D’Errico is a 44-year-old housewife who got involved after seeing pictures of starving Ethiopians. She wanted to do something that would last longer than a handout.

“We get together and we practice what we’re going to say” to politicians, says Dorsey Lawson, a member of the Pasadena Results group as well as West Coast manager for the organization, which has 150 small groups worldwide, including two in the San Gabriel Valley. “Some people say that’s like kids in school, but we have fun doing it, and we get to where we’re saying, ‘Yeah, I can do something.’ ”

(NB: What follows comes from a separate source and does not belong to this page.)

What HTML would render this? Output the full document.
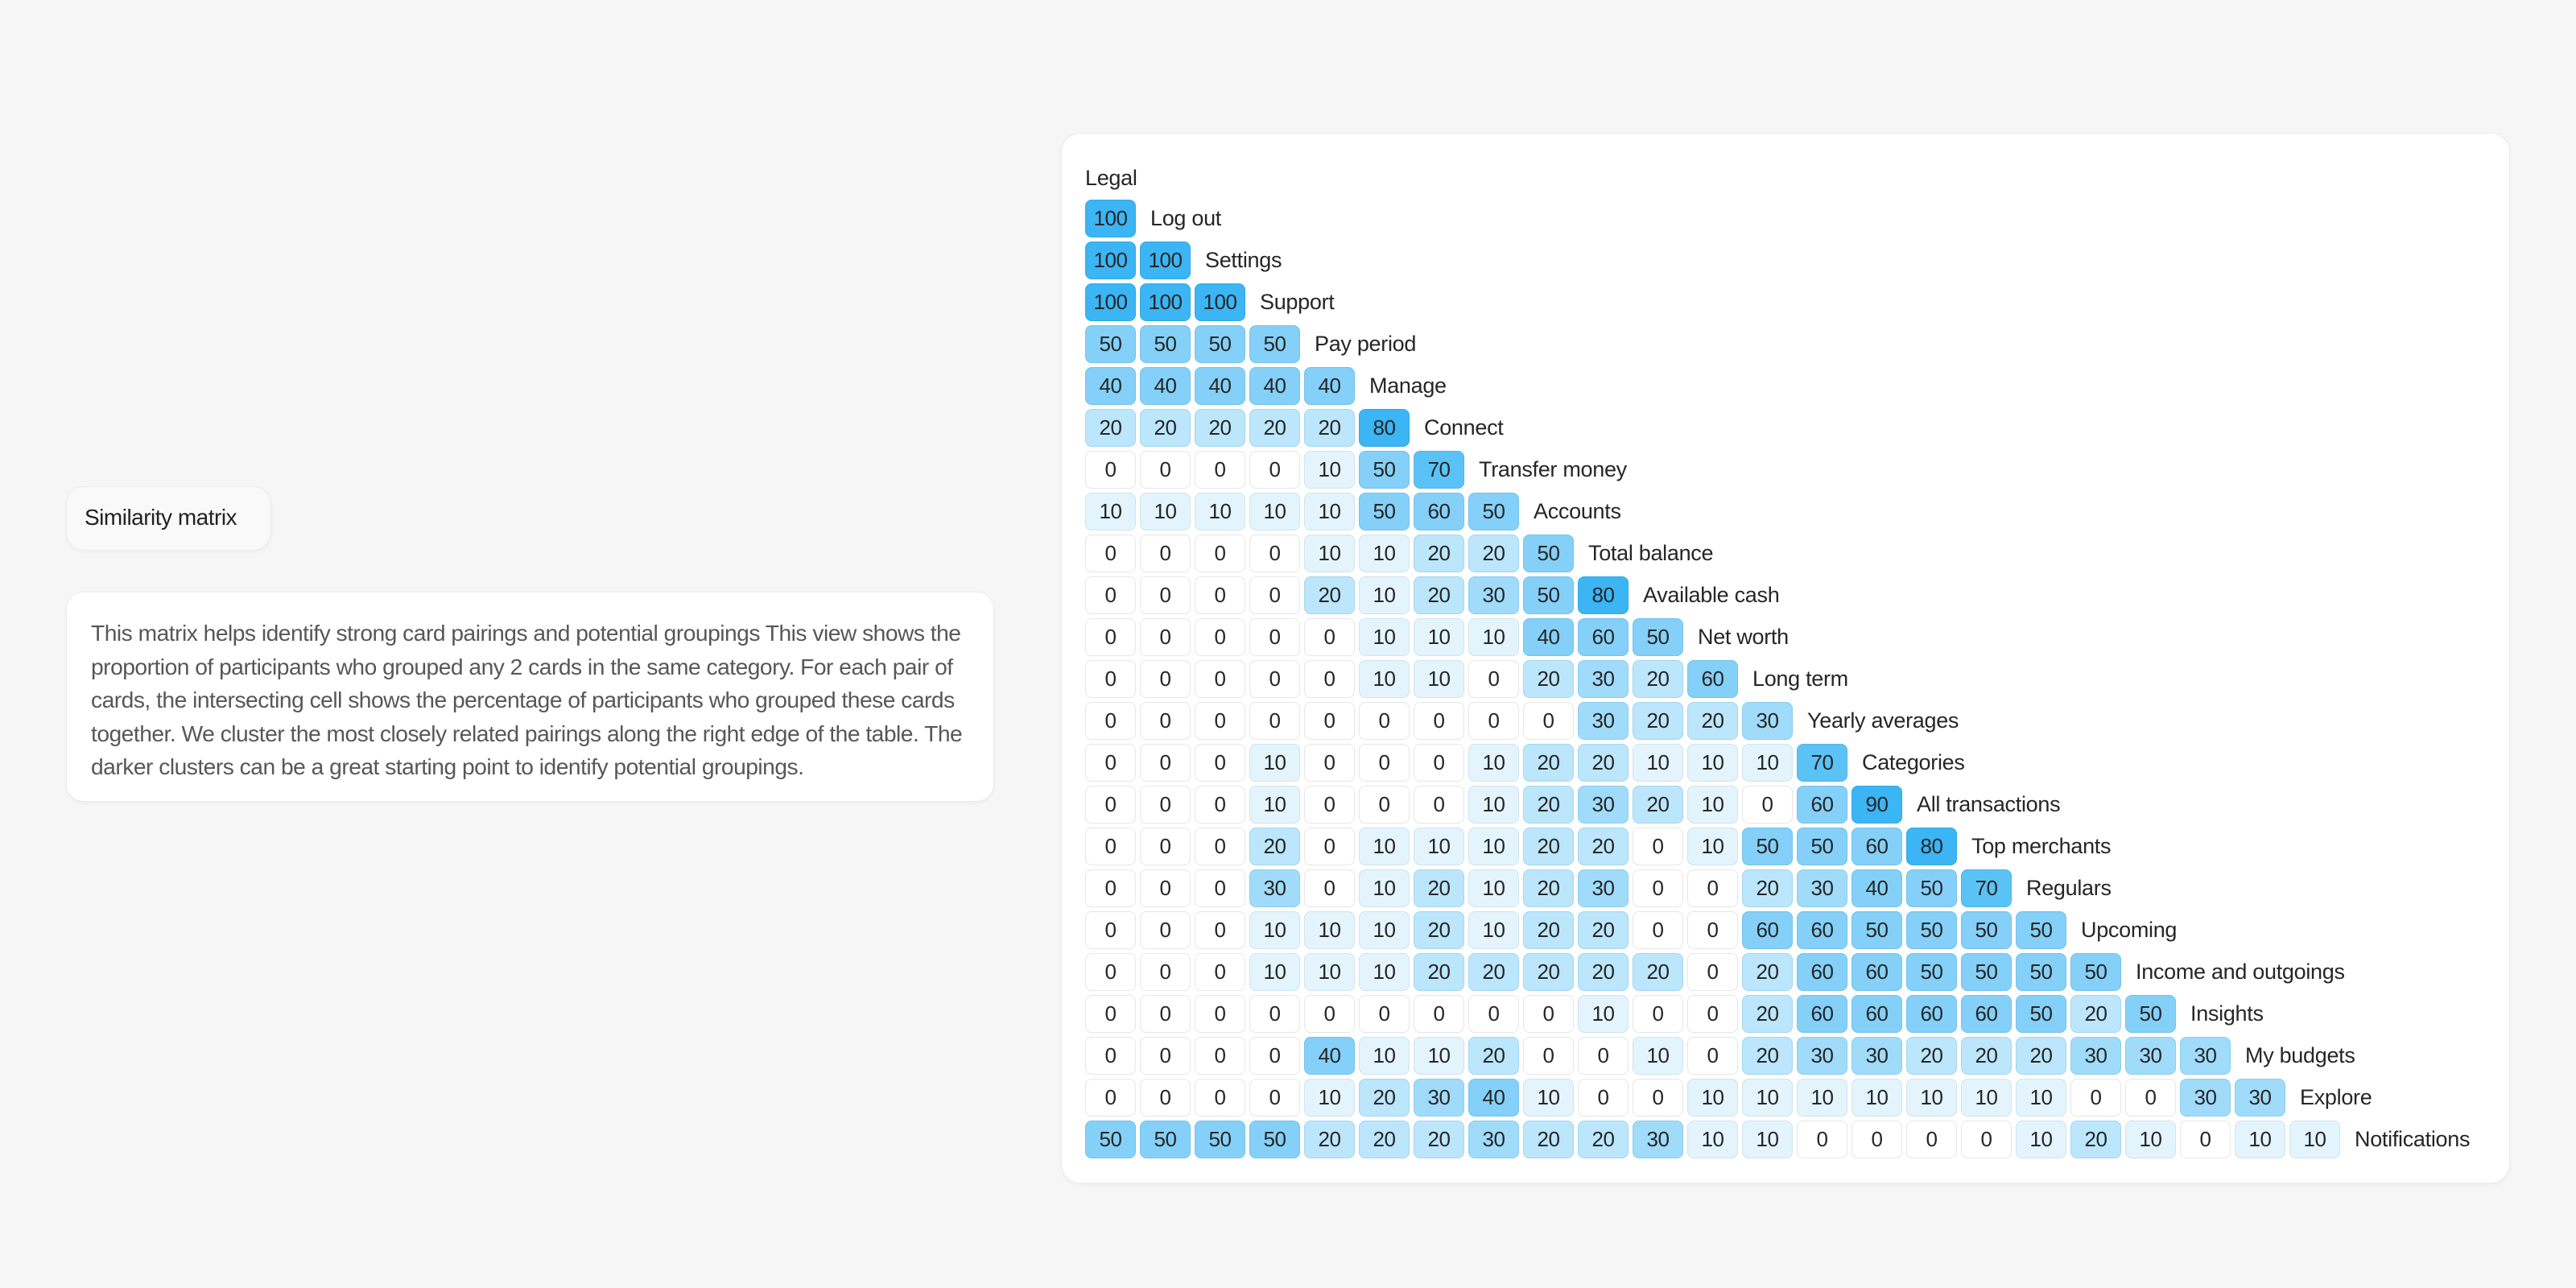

So that is why these people, ranging from an elderly woman with dainty white curls to Kris Hermes, a 25-year-old mechanical engineer and Results state coordinator, are here. “I don’t know that long-term (problems) are being solved on the basis of give, give, give,” Hermes says.

What it amounts to, says Sam Harris, a former music teacher who started Results nine years ago in Van Nuys, is a “little letter-writing group” seeking to coalesce “the political will to end hunger.”

And if wearing white shorts and whacking yellow balls in the sunshine to help people whose babies are dying seems almost a California caricature . . . well, as Margaret Mead said, never doubt that a small group of thoughtful citizens can change the world. Indeed, it’s the only way it’s ever been done.